#### STATED PROBLEM:
Copy every entry word for word. Skip the pictures.

begin INFORMATION SUPPLIED

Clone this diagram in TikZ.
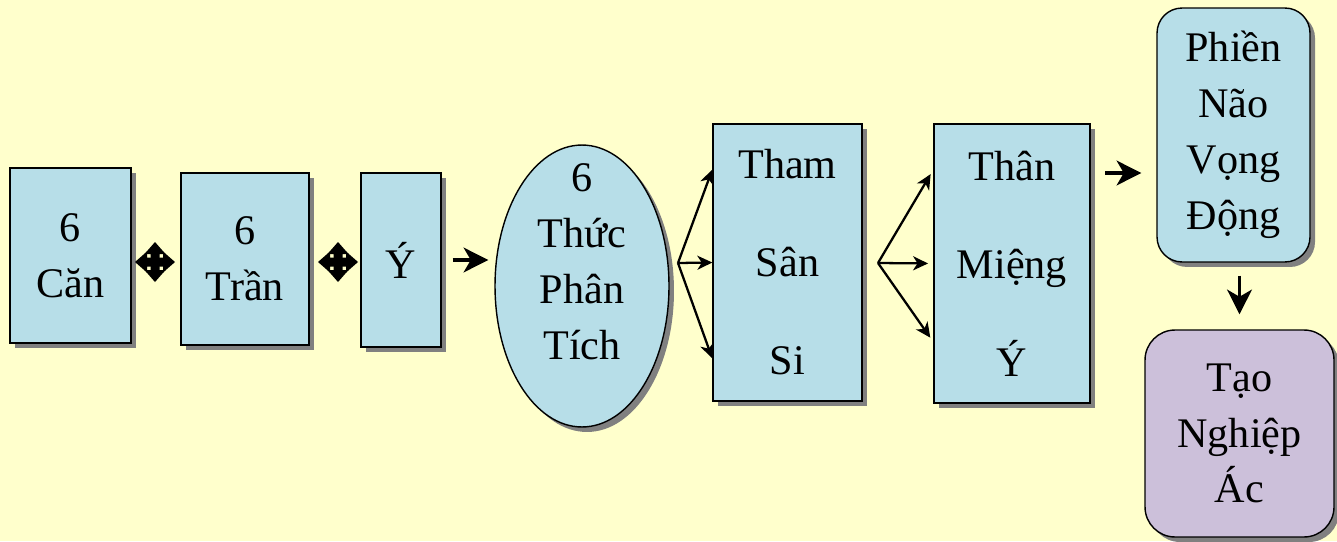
\documentclass[tikz,border=0pt]{standalone}
\usepackage{fontspec}
\setmainfont{Liberation Serif}
\usetikzlibrary{arrows.meta, positioning, shapes.geometric, shadows, calc}
\definecolor{bgyellow}{HTML}{FFFFCC}
\definecolor{boxblue}{HTML}{B7DEE8}
\definecolor{boxlilac}{HTML}{CCC0DA}
\definecolor{shadegray}{HTML}{808080}

\begin{document}
\begin{tikzpicture}[
    x=0.02cm, y=-0.02cm,
    >=Stealth,
    boxtext/.style={align=center, font=\fontsize{24}{31.8}\selectfont},
    box/.style={boxtext, draw, line width=0.8pt, fill=boxblue, inner sep=2pt,
                drop shadow={shadow xshift=0.1cm, shadow yshift=-0.1cm,
                             fill=shadegray, opacity=1}},
    tallbox/.style={box, font=\fontsize{24}{55.8}\selectfont},
    roundbox/.style={box, rounded corners=0.5cm},
    bigarrow/.style={-{Stealth[length=14pt, width=14pt, inset=4pt]},
                     line width=2.2pt},
    fanarrow/.style={-{Stealth[length=8.5pt, width=8pt, inset=2.5pt]},
                     line width=1.3pt}
  ]
  \fill[bgyellow] (0,0) rectangle (1337,541);
  \useasboundingbox (0,0) rectangle (1337,541);

  % senses and objects
  \node[box, minimum width=2.42cm, minimum height=3.5cm] (can) at (70.5,255.5) {6\\Căn};
  \node[box, minimum width=2.56cm, minimum height=3.44cm] (tran) at (245,259) {6\\Trần};
  \node[box, minimum width=1.6cm, minimum height=3.48cm] (yy) at (401,260) {Ý};

  % four-way arrows between them
  \coordinate (plusA) at (155,262);
  \coordinate (plusB) at (338,262);
  \foreach \p in {plusA, plusB}
    \foreach \a in {0,90,180,270}
      \fill[shift={(\p)}, rotate=\a]
        (0,-4.5) -- (8,-4.5) -- (8,-10.5) -- (20,0) -- (8,10.5) -- (8,4.5) -- (0,4.5) -- cycle;

  % consciousness
  \node[box, ellipse, minimum width=3.48cm, minimum height=5.64cm] (thuc) at (582,286) {};
  \node[boxtext] (thuctext) at (582,261.5) {6\\Thức\\Phân\\Tích};
  \draw[bigarrow, shorten <=0.22cm, shorten >=0.12cm] (yy.east) -- (yy.east -| thuc.west);

  % three poisons, three karmas
  \node[tallbox, minimum width=2.98cm, minimum height=5.54cm] (tham) at (787.5,262.5) {Tham\\Sân\\Si};
  \node[tallbox, minimum width=3.12cm, minimum height=5.58cm] (than) at (1012,263.5) {Thân\\Miệng\\Ý};

  \coordinate (forkA) at (678,263);
  \foreach \t in {0.166, 0.5, 0.845}
    \draw[fanarrow] (forkA) -- ($(tham.north west)!\t!(tham.south west)$);
  \coordinate (forkB) at (878,263);
  \foreach \t in {0.165, 0.5, 0.78}
    \draw[fanarrow, shorten >=3pt] (forkB) -- ($(than.north west)!\t!(than.south west)$);

  % results
  \node[roundbox, minimum width=3.06cm, minimum height=5.08cm] (phien) at (1233.5,135) {Phiền\\Não\\Vọng\\Động};
  \node[roundbox, fill=boxlilac, rounded corners=0.6cm, minimum width=3.78cm,
        minimum height=4.14cm] (tao) at (1239.5,433.5) {Tạo\\Nghiệp\\Ác};

  \coordinate (toPhien) at (1105,173);
  \draw[bigarrow, shorten >=0.3cm] (toPhien) -- (toPhien -| phien.west);
  \draw[bigarrow, shorten <=0.26cm, shorten >=0.3cm] (tao.north |- phien.south) -- (tao.north);
\end{tikzpicture}
\end{document}
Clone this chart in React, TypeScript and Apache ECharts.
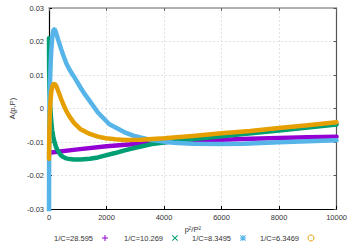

end INFORMATION SUPPLIED

#### FINISHED ANSWER:
Clone this diagram in TikZ.
\documentclass[tikz,border=0pt]{standalone}
\usepackage{fontspec}
\setmainfont{Liberation Serif}
\usetikzlibrary{arrows.meta, positioning, shapes.geometric, shadows, calc}
\definecolor{bgyellow}{HTML}{FFFFCC}
\definecolor{boxblue}{HTML}{B7DEE8}
\definecolor{boxlilac}{HTML}{CCC0DA}
\definecolor{shadegray}{HTML}{808080}

\begin{document}
\begin{tikzpicture}[
    x=0.02cm, y=-0.02cm,
    >=Stealth,
    boxtext/.style={align=center, font=\fontsize{24}{31.8}\selectfont},
    box/.style={boxtext, draw, line width=0.8pt, fill=boxblue, inner sep=2pt,
                drop shadow={shadow xshift=0.1cm, shadow yshift=-0.1cm,
                             fill=shadegray, opacity=1}},
    tallbox/.style={box, font=\fontsize{24}{55.8}\selectfont},
    roundbox/.style={box, rounded corners=0.5cm},
    bigarrow/.style={-{Stealth[length=14pt, width=14pt, inset=4pt]},
                     line width=2.2pt},
    fanarrow/.style={-{Stealth[length=8.5pt, width=8pt, inset=2.5pt]},
                     line width=1.3pt}
  ]
  \fill[bgyellow] (0,0) rectangle (1337,541);
  \useasboundingbox (0,0) rectangle (1337,541);

  % senses and objects
  \node[box, minimum width=2.42cm, minimum height=3.5cm] (can) at (70.5,255.5) {6\\Căn};
  \node[box, minimum width=2.56cm, minimum height=3.44cm] (tran) at (245,259) {6\\Trần};
  \node[box, minimum width=1.6cm, minimum height=3.48cm] (yy) at (401,260) {Ý};

  % four-way arrows between them
  \coordinate (plusA) at (155,262);
  \coordinate (plusB) at (338,262);
  \foreach \p in {plusA, plusB}
    \foreach \a in {0,90,180,270}
      \fill[shift={(\p)}, rotate=\a]
        (0,-4.5) -- (8,-4.5) -- (8,-10.5) -- (20,0) -- (8,10.5) -- (8,4.5) -- (0,4.5) -- cycle;

  % consciousness
  \node[box, ellipse, minimum width=3.48cm, minimum height=5.64cm] (thuc) at (582,286) {};
  \node[boxtext] (thuctext) at (582,261.5) {6\\Thức\\Phân\\Tích};
  \draw[bigarrow, shorten <=0.22cm, shorten >=0.12cm] (yy.east) -- (yy.east -| thuc.west);

  % three poisons, three karmas
  \node[tallbox, minimum width=2.98cm, minimum height=5.54cm] (tham) at (787.5,262.5) {Tham\\Sân\\Si};
  \node[tallbox, minimum width=3.12cm, minimum height=5.58cm] (than) at (1012,263.5) {Thân\\Miệng\\Ý};

  \coordinate (forkA) at (678,263);
  \foreach \t in {0.166, 0.5, 0.845}
    \draw[fanarrow] (forkA) -- ($(tham.north west)!\t!(tham.south west)$);
  \coordinate (forkB) at (878,263);
  \foreach \t in {0.165, 0.5, 0.78}
    \draw[fanarrow, shorten >=3pt] (forkB) -- ($(than.north west)!\t!(than.south west)$);

  % results
  \node[roundbox, minimum width=3.06cm, minimum height=5.08cm] (phien) at (1233.5,135) {Phiền\\Não\\Vọng\\Động};
  \node[roundbox, fill=boxlilac, rounded corners=0.6cm, minimum width=3.78cm,
        minimum height=4.14cm] (tao) at (1239.5,433.5) {Tạo\\Nghiệp\\Ác};

  \coordinate (toPhien) at (1105,173);
  \draw[bigarrow, shorten >=0.3cm] (toPhien) -- (toPhien -| phien.west);
  \draw[bigarrow, shorten <=0.26cm, shorten >=0.3cm] (tao.north |- phien.south) -- (tao.north);
\end{tikzpicture}
\end{document}
Clone this chart in React, TypeScript and Apache ECharts.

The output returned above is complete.